Plant virus nanoparticles pitched as treatment for autoimmune diseases
Viruses are getting a pretty bad rap lately, but they’re not always our enemy. In a new study led by the University of Verona, researchers have used plant viruses to make new nanoparticles that show promise in mice for treating autoimmune diseases like type 1 diabetes and rheumatoid arthritis.
Using viruses for good is nothing new. One type known as phages prey on bacteria, so they may help clear out bacterial infections. Deactivated viruses are also often used as vectors to carry payloads of drugs, or gene-editing mechanisms like CRISPR, through the body. And then of course, vaccines are often made with weakened or dead versions of the virus being inoculated against.
For the new study, the researchers adapted plant viruses to try to develop new treatments for autoimmune diseases. The advantage of plant viruses is that they can’t replicate in mammals, so they won’t get out of hand and cause illness themselves.
Researchers can reprogram the proteins on the outside of the virus however they see fit. In this case, the team started with two different types of plant virus, then added certain peptides associated with disease to their coats.
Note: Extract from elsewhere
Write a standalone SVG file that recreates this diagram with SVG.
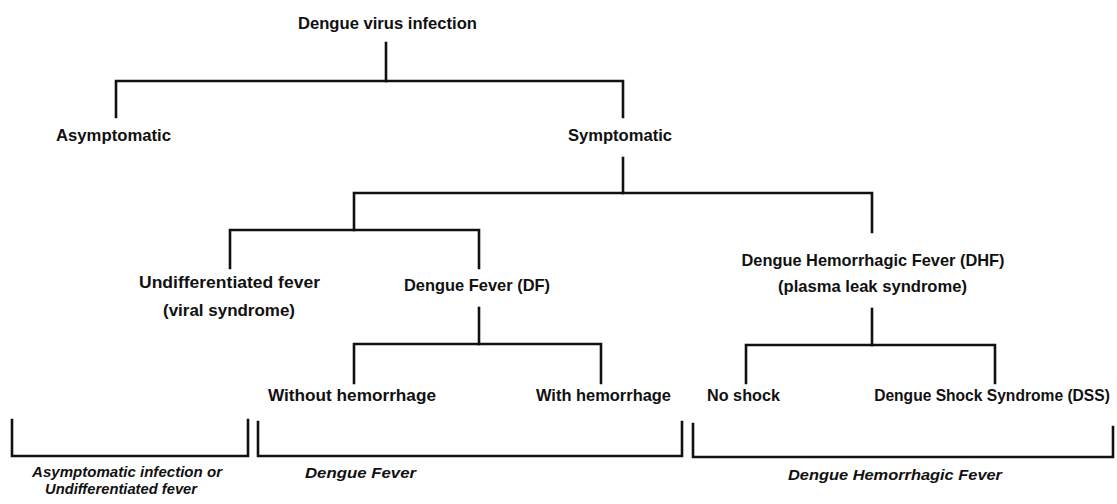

The first was made using cowpea mosaic virus (CPMV) with a peptide for type 1 diabetes, and the second used tomato bushy stunt virus (TBSV) with a rheumatoid arthritis peptide.
The team tested the new virus nanoparticles in mice engineered to develop one of the two diseases. In the diabetes experiment, some animals were injected with one or two doses of the particles. One dose didn’t seem to be enough to have any effect on preventing diabetes, but the team found that two doses seemed to have a protective effect, with a significantly lower progression to diabetes.
In the second study, the team gave groups of mice with rheumatoid arthritis particles containing one of two different peptides associated with the disease. One peptide seemed to reduce the severity of symptoms, while the second “completely abolished all clinical signs of arthritis at the end of treatment,” according to the study.
While the results are promising, it’s of course important to remember that the study was conducted in mice, and it might be a different story when it comes to humans. The team says that more pre-clinical trials of the treatment are in the works, and eventually the hope is that it will advance to clinical human trials.
The research was published in the journal Science Advances.